Cette dialectique du vrai et du faux, ou plutôt ce dialogue entre la créature animée et la créature mécanique, est omniprésente dans Real Steel. Atom, le robot découvert et entraîné par Max et Charlie, a ceci de particulier qu'il est doté d'une "shadow function" lui permettant de visualiser et de reproduire les gestes de la personne qu'il a en face de lui. Ce robot est un mime. L'idée de l'imitation est élargie à l'ensemble du film, puisque c'est aussi la capacité du père à être un "modèle" pour son fils qui est mise en question. L'adulte, éternel sale gosse, imite une enfance dont il n'est jamais sorti et l'enfant imite l'arrogance et les éternelles combines des adultes. Nous est décrit un futur pas si irréaliste : un grand spectacle ludique où tout le monde singe tout le monde.

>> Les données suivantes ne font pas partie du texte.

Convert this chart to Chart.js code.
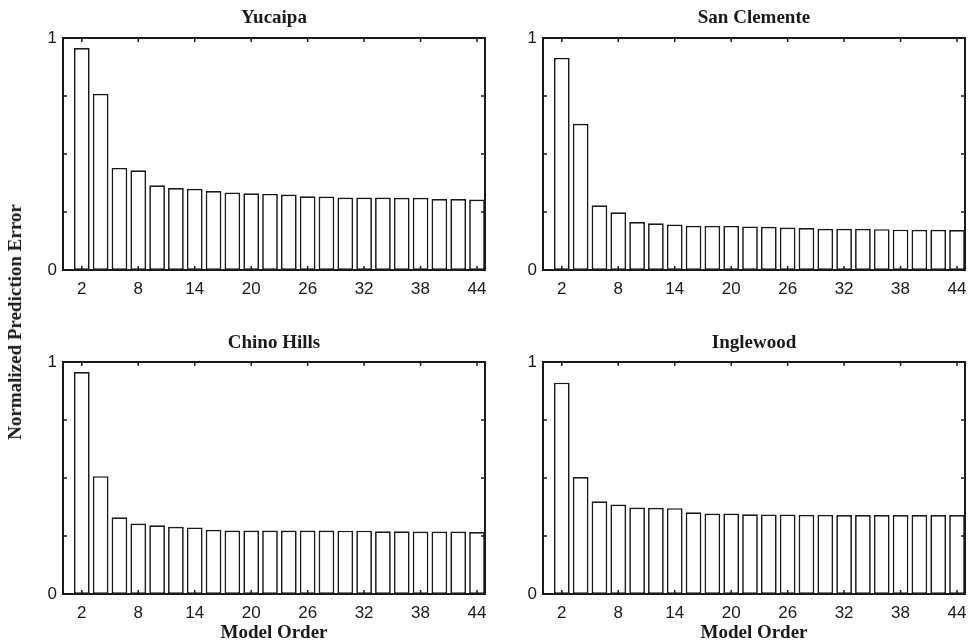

Il y avait, dans Crazy night, un tournant burlesque : dans une boîte de nuit, le couple joué par Steve Carell et Shawn Levy est contraint de jouer aux "sex robots". Jusque là, nos deux comiques ventriloques, raides comme des piquets, s'étaient contentés de souffler du coin de la bouche des dialogues aux gens qu'ils observaient. En mimant leur propre maladresse, ils sortent de leur réserve pour la première fois. Il y a quelque chose d'étrangement similaire dans Real Steel, quand le personnage de l'enfant se met à danser et à faire danser la machine : du hip hop d'abord, puis la danse du robot, si bien qu'on ne sait plus qui imite qui.

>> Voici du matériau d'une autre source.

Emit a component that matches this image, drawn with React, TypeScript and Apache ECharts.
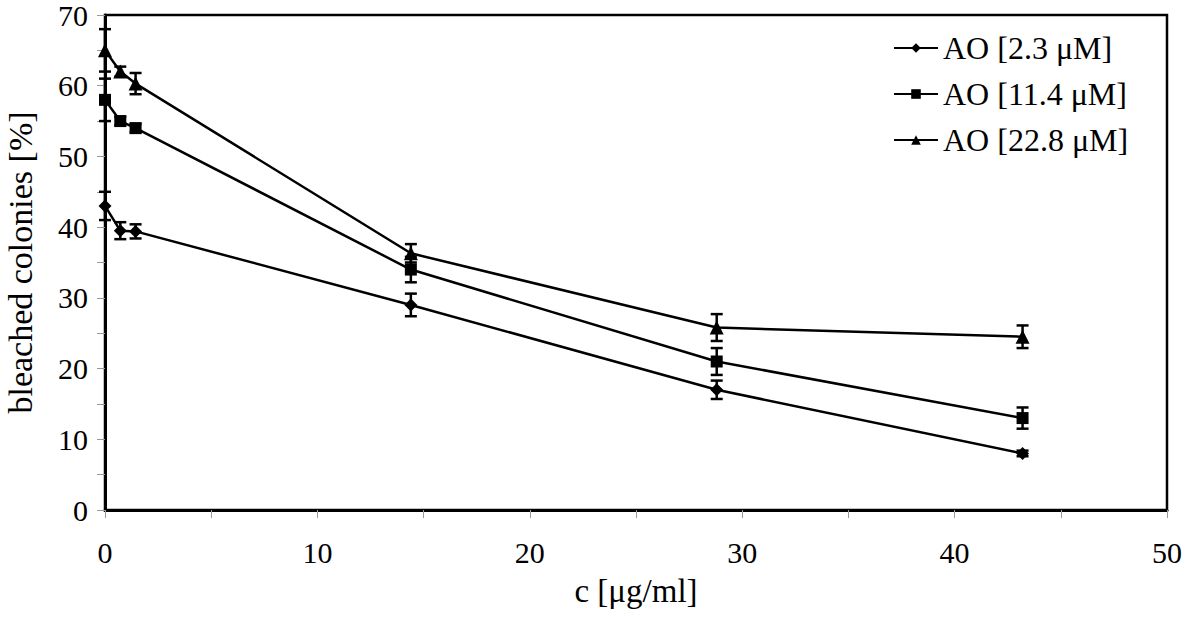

Pour que le robot s'anime, le mimétisme doit être réciproque. C'est la condition, du moins, pour que la gloire de la machine, l'éclat du spectacle, puissent rejaillir sur les vivants. Dans Le Celluloïd et le marbre, Rohmer dénonçait l'usage moderne de la métaphore qui déracinait définitivement le mot de la chose : dans l'image surréaliste, le rapport n'est plus que théorique, mécanique, codé et décodé. La phrase a autant à voir avec le mouvement du monde que le tableau de bord d'une voiture a à voir avec son moteur. Très littéralement, on retrouve cette critique dans Real Steel, où la victoire du robot Atom est celle de l'imitation concrète des gestes de l'homme contre le "remote control" technologique de l'adversaire japonais. Et cette victoire est exactement concomitante des retrouvailles du père et du fils, dans la lumière d'un rapport renouvelé, réinventé. A nouveau, Shawn Levy se sert du numérique contre le numérique, faisant de la performance capture un moyen de toucher, paradoxalement, à la grâce authentique du geste.